Davout au Major général de la grande armée, prince de Neufchatel, etc
Posen, 14 novembre 1806

Monseigneur, j'ai reçu l'annonce de Votre Altesse de l'arrivée de la division du général Klein.
Le temps qu'il a fait cette nuit a retardé la manutention ; mais à compter d'aujourd'hui, on pourra faire de 50.000 à 60.000 rations, ce qui m sera d'un grand secours, attendu que nous étions sans pain.
L'officier d'état-major que j'ai envoyé pour avoir des nouvelles du maréchal Lannes me fait le rapport que la division Suche est entrée le 13 à Nakel, près de Bromberg, sur le canal qui se jette dans la Vistuke. Il me mande que la canonnade dont j'ai parlé à Votre Altesse dans une de mes lettres est ignorée là.
Les renseignements commencent à arriver. A Varsovie, le 8, les commerces avaient reçu la nouvelle que l'annonce de la défaite de l'armée prussienne avait produit une grande sensation à Pétersbourg ; que l'Empereur voulait secourir le roi de Prusse, mais que cette opinion n'était pas celle du Sénat.
Il paraissait certain que les Russes étaient en marche sur la Vistule, pour se réunir aux Prussiens entre Graudenz et Plock.
Le 9 novembre est arrivé officiellement dans le Palatinat de Lenczica l'ordre de préparer, pour le 15, des vivres pour 30.000 Russes : le 10, il est arrivé un contre-ordre.
Lenczica est une forteresse qui a été évacuée par les Prussiens ; il s'y trouve beaucoup de magasins. On trouvera les canons dans les environs, les paysans qui les conduisaient s'étant sauvés avec leurs chevaux.
Demain, j'aurai un parti de cavalerie qui entrera dans cette forteresse.
Le 11, la chambre de Wroclaweck a envoyé officiellement à celle de Kalisz l'avis qu'une colonne russe, dont on précise la force, arriverait du 21 au 22 sur le territoire de Plock. J'envoie à Votre Altesse la traduction de cet avis qui a été interceptée.
Aujourd'hui, mon aide de camp, Perrin, arrive avec un fort parti de troupes légères à Wroclaweck : demain, j'aurai des nouvelles positives.
J'envoie également un rapport de quelqu'un qui est parti de Varsovie le 11.
Le séjour de Sa Majesté à Berlin a jeté quelque inquiétude parmi les Polonais : ils craignent des négociations contraires à leurs voeux bien prononcés.
La proclamation du général Dombrowski commence à être répandue et produit son effet. Dans beaucoup d'endroits, des patrouilles prussiennes ont été prises et désarmées.

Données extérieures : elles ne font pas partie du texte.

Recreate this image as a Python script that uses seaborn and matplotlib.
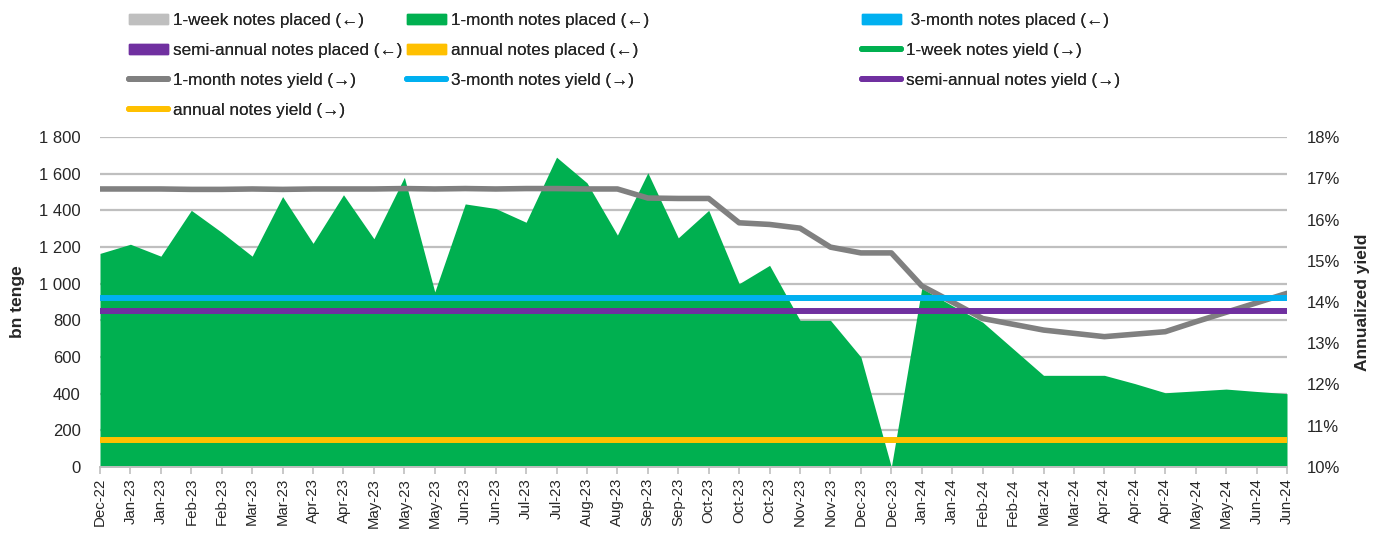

Un officier prussien, envoyé à Kalisz par le commandement de Czenstochowa, un petit fort sur la frontière de la Silésie et de la Pologne, a été pris par les paysans. La garnison de ce petit fort est composée du 3è bataillon d'un régiment qui est à Varsovie.
Le général Dombrowski m'a soumis le projet ci-joint, dont j'ai autorisé la publication. J'ai mis à sa disposition les fusils venant de Custrin.
En général, à Varsovie, et dans tous ces pays-ci, on regarde les annonces de l'arrivée des Russes, envoyées par des chambres, comme des ruses prussiennes. Cependant il me paraît qu'ils sont en marche. Tous les voyageurs qui ont vu cette armée s'accordent à la dépeindre comme n'étant pas encore remise des désastres d'Austerlitz et comme animée d'un mauvais esprit.
Je joins ici un rapport envoyé de Kalisz par le colonel du 12è chasseurs, qui confirme ce que j'ai déjà dit à Votre Altesse sur l'esprit qui anime les Polonais.